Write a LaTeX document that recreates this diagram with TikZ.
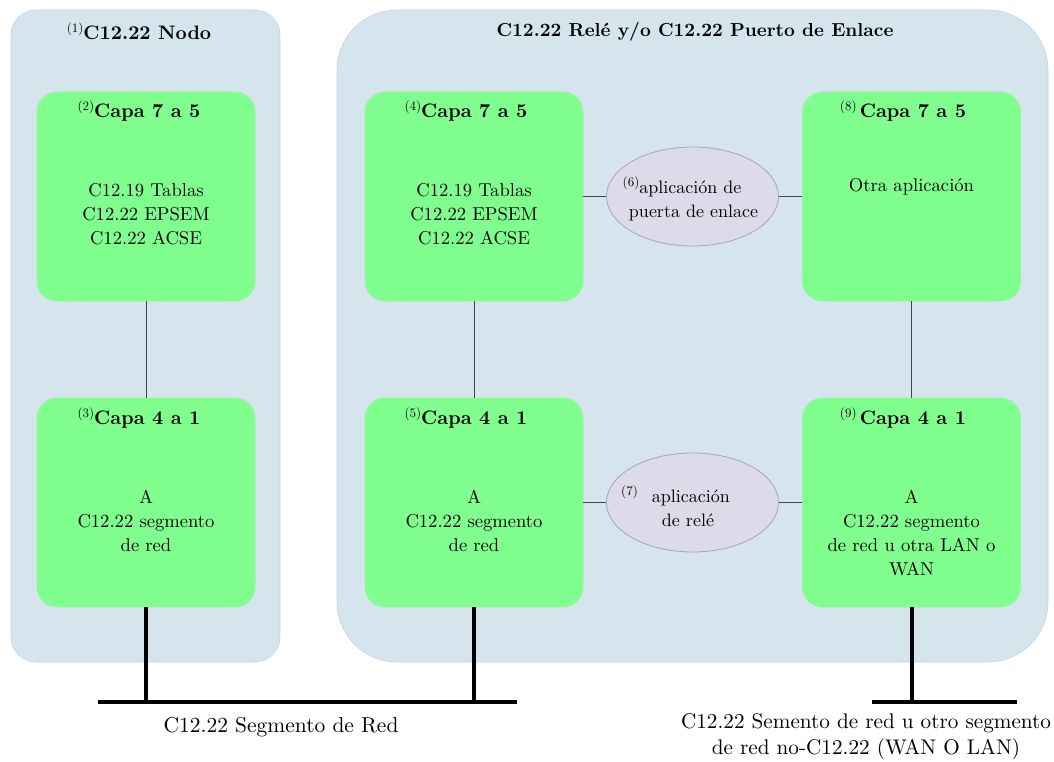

---

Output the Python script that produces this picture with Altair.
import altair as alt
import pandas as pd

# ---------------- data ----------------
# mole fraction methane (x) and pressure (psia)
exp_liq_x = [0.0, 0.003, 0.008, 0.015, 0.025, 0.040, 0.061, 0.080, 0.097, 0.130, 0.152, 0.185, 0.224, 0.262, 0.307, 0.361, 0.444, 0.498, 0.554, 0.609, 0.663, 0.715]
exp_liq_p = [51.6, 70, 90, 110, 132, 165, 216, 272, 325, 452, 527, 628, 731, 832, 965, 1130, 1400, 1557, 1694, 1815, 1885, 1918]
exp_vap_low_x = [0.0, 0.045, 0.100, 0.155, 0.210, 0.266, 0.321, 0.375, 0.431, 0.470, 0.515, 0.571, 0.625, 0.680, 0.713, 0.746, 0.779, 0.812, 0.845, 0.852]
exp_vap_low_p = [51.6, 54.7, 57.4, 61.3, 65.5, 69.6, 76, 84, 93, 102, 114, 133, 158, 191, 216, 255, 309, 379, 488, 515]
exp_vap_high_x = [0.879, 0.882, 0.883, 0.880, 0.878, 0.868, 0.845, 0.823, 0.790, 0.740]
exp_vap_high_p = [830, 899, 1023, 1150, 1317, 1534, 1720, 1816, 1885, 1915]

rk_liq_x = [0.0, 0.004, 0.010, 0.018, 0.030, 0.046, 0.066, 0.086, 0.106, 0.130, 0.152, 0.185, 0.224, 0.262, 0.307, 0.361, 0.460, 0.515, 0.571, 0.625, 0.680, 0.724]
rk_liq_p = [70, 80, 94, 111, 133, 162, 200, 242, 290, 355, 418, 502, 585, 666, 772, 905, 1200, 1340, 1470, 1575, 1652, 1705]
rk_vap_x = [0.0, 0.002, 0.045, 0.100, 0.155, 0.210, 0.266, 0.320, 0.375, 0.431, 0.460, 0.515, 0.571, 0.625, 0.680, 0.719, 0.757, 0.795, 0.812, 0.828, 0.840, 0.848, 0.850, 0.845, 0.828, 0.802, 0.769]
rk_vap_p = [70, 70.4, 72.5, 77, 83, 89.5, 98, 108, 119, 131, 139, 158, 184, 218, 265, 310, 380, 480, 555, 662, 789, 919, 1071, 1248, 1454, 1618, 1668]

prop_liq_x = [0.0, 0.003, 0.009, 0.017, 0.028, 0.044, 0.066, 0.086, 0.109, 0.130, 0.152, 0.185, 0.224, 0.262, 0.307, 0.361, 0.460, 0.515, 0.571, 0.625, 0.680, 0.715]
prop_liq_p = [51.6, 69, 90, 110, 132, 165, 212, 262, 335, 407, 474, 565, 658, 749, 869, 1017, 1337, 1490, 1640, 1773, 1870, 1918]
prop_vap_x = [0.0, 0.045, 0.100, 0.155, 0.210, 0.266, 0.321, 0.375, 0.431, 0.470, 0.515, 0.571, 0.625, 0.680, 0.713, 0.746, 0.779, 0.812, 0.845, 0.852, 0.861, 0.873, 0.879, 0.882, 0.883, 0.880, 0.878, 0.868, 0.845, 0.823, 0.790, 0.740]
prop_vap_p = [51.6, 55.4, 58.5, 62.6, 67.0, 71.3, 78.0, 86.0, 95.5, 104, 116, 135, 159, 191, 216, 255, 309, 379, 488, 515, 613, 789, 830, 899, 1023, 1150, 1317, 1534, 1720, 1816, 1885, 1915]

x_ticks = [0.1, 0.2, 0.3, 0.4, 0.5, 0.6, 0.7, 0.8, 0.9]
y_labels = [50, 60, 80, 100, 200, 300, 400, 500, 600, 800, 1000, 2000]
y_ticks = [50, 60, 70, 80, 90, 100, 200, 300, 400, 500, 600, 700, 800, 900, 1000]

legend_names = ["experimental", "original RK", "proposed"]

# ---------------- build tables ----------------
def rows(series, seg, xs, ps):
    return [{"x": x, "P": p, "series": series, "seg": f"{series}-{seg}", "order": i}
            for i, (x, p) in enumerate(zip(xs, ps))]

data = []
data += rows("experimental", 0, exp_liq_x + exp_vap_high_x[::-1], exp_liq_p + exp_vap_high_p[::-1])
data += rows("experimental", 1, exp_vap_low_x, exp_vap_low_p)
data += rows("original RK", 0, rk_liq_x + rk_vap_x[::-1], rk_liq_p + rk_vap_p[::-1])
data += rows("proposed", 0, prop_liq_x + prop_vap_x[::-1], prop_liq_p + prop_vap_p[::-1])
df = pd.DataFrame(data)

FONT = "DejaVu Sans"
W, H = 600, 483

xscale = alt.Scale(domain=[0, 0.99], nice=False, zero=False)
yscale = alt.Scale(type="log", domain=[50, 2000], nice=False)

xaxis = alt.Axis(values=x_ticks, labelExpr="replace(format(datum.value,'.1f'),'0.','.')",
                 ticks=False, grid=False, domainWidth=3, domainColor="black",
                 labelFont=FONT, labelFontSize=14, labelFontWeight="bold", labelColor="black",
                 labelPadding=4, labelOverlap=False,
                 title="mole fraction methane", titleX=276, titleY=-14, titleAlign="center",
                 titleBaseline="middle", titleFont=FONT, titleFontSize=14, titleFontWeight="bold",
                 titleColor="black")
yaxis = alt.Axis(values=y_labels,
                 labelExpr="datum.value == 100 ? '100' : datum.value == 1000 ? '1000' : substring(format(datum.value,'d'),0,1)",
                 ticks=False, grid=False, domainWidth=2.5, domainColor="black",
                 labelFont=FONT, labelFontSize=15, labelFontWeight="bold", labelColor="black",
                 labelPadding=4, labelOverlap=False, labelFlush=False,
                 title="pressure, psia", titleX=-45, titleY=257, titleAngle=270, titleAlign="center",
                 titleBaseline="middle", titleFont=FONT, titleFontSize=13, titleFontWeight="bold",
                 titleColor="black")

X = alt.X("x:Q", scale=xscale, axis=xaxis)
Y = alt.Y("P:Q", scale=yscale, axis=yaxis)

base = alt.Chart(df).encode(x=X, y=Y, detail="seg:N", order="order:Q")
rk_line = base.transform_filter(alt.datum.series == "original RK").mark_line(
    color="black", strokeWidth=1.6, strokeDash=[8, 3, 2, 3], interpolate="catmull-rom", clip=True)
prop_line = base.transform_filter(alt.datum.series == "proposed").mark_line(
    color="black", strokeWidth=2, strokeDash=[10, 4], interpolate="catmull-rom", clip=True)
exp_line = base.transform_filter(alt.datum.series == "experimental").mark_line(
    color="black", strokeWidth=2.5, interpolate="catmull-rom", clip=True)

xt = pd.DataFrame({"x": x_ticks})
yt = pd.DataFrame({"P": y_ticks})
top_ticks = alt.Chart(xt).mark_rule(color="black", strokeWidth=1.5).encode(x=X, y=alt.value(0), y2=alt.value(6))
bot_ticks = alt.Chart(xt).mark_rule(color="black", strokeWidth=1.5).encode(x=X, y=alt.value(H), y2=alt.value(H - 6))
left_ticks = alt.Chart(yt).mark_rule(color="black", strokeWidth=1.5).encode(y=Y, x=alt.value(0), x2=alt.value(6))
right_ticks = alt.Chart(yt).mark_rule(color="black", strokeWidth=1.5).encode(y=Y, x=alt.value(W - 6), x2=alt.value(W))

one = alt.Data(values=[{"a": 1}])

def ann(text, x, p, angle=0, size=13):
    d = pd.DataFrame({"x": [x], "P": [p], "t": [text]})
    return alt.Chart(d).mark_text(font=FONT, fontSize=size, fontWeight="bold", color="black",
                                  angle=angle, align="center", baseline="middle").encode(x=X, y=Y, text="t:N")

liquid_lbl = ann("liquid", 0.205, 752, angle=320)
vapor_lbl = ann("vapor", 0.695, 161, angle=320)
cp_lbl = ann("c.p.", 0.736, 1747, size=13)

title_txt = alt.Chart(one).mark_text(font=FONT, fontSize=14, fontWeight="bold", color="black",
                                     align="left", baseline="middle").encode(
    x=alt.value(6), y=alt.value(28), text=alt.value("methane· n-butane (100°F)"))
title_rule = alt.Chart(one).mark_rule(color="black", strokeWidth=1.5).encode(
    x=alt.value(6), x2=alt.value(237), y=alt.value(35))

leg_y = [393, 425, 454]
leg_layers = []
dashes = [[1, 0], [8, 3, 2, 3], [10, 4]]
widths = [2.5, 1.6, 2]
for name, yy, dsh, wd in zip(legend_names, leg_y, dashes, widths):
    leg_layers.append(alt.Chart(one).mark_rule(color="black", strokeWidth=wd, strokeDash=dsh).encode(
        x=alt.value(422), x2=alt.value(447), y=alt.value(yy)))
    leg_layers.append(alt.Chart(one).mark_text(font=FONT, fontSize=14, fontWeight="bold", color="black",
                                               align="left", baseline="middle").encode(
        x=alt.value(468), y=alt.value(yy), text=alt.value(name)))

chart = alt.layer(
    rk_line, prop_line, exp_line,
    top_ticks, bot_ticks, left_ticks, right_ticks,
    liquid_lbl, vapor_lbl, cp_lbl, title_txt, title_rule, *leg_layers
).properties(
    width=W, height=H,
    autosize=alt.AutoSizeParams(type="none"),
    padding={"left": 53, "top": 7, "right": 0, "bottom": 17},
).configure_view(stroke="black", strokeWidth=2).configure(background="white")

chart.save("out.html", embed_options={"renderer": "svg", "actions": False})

--

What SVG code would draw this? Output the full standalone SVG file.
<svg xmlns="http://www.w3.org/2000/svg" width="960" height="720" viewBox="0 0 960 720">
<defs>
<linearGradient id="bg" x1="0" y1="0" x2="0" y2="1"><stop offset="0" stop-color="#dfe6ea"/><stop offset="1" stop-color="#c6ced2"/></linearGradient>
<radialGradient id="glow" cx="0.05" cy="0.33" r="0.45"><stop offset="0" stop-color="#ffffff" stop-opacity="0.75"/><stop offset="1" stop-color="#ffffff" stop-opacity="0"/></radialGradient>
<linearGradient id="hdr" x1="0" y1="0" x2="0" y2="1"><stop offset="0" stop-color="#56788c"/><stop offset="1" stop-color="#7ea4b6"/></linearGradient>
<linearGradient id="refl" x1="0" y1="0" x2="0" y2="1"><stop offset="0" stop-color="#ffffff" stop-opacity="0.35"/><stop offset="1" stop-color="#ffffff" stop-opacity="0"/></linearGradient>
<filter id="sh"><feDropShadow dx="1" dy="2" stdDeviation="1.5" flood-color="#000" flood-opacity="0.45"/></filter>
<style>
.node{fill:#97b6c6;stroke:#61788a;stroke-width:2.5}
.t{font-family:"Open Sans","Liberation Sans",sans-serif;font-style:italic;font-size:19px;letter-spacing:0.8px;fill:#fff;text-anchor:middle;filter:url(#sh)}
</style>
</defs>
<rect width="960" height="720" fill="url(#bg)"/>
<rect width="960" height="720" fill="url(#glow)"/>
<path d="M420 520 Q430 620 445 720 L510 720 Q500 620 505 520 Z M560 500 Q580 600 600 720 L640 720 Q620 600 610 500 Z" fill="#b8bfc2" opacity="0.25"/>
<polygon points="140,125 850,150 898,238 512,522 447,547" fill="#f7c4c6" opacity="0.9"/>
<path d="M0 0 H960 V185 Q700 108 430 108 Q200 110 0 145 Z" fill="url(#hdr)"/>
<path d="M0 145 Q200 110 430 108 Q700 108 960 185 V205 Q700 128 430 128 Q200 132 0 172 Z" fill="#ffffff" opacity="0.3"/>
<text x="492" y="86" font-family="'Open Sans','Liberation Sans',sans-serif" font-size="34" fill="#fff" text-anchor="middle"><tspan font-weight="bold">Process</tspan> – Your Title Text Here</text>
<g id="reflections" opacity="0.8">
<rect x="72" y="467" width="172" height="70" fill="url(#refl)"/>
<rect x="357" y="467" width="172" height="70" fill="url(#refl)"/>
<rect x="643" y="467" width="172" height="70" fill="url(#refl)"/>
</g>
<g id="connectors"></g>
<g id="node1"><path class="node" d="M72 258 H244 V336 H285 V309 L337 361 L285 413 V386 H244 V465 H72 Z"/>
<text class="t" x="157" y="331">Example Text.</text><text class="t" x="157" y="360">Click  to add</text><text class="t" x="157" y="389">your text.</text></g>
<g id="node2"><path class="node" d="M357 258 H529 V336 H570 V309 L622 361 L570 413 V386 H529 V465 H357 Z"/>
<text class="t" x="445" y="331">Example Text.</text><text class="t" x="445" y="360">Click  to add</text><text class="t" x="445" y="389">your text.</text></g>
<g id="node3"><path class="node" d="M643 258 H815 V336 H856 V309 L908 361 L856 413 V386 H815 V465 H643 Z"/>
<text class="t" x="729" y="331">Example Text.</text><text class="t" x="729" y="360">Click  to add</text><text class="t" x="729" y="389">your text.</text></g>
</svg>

*SHORT EXERCISE:* Give back exactly the stretch that opens on the line with "Output the Python" and closes on the line with "import pandas as pd".

*TASK RESULT:*
Output the Python script that produces this picture with Altair.
import altair as alt
import pandas as pd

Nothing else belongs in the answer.